**Exercise:** Please restate, exactly as written, the lines running from the beginning of the material through the line that has "var seriesName = 'Interes';" in it.

(begin)

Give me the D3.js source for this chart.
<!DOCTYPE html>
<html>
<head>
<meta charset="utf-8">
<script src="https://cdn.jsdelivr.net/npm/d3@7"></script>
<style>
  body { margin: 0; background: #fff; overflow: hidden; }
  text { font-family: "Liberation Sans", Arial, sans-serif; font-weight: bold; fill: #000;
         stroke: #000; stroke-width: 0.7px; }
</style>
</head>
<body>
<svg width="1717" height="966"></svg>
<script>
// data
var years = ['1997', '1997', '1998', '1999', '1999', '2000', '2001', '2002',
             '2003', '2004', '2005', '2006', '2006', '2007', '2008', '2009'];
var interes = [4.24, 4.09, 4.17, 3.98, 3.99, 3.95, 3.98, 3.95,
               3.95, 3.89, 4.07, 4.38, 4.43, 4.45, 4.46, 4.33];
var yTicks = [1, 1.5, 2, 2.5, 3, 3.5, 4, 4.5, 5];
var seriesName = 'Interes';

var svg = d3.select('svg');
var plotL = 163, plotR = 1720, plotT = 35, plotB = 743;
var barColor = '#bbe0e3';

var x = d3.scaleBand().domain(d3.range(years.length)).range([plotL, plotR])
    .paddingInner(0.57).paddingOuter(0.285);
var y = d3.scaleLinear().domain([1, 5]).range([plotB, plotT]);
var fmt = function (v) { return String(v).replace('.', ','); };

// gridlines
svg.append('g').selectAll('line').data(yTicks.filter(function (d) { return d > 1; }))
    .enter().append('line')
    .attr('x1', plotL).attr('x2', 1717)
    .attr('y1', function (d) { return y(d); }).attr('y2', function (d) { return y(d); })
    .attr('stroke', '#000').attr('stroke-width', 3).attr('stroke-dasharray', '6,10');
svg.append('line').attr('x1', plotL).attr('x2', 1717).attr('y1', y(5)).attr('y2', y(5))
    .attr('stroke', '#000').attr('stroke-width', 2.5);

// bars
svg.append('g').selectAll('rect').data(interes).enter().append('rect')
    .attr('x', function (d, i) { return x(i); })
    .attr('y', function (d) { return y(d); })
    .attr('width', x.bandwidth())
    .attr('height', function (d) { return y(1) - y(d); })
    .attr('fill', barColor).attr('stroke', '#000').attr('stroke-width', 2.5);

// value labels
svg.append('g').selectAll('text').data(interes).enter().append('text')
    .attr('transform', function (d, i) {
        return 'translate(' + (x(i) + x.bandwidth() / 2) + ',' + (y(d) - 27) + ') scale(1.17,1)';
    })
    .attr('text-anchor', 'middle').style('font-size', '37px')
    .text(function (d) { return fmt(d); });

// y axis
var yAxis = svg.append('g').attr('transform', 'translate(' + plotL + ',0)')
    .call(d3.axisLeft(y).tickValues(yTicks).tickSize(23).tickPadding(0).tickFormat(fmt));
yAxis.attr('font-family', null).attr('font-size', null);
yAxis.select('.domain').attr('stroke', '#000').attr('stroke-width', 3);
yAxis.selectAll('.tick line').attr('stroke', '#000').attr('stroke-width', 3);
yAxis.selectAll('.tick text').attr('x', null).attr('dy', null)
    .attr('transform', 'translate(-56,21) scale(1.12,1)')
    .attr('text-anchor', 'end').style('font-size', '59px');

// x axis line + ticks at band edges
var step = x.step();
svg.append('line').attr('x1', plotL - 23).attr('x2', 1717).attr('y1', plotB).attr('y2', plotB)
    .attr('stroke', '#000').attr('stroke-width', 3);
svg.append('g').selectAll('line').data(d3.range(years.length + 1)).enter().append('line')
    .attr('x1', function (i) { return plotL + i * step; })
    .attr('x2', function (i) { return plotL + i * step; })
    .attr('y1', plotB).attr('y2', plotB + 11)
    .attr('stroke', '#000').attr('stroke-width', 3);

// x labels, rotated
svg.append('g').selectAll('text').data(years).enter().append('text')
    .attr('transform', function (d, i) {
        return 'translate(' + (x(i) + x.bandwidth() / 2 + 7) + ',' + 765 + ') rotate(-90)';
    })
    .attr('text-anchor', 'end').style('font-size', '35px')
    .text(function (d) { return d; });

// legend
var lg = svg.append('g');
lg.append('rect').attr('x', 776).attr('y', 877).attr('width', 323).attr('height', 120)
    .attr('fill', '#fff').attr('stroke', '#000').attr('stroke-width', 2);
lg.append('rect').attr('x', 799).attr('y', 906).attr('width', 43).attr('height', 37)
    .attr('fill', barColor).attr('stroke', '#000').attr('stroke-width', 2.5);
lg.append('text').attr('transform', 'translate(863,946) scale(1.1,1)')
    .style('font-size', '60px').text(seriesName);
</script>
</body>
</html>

(end)

**Exercise answer:**
Give me the D3.js source for this chart.
<!DOCTYPE html>
<html>
<head>
<meta charset="utf-8">
<script src="https://cdn.jsdelivr.net/npm/d3@7"></script>
<style>
  body { margin: 0; background: #fff; overflow: hidden; }
  text { font-family: "Liberation Sans", Arial, sans-serif; font-weight: bold; fill: #000;
         stroke: #000; stroke-width: 0.7px; }
</style>
</head>
<body>
<svg width="1717" height="966"></svg>
<script>
// data
var years = ['1997', '1997', '1998', '1999', '1999', '2000', '2001', '2002',
             '2003', '2004', '2005', '2006', '2006', '2007', '2008', '2009'];
var interes = [4.24, 4.09, 4.17, 3.98, 3.99, 3.95, 3.98, 3.95,
               3.95, 3.89, 4.07, 4.38, 4.43, 4.45, 4.46, 4.33];
var yTicks = [1, 1.5, 2, 2.5, 3, 3.5, 4, 4.5, 5];
var seriesName = 'Interes';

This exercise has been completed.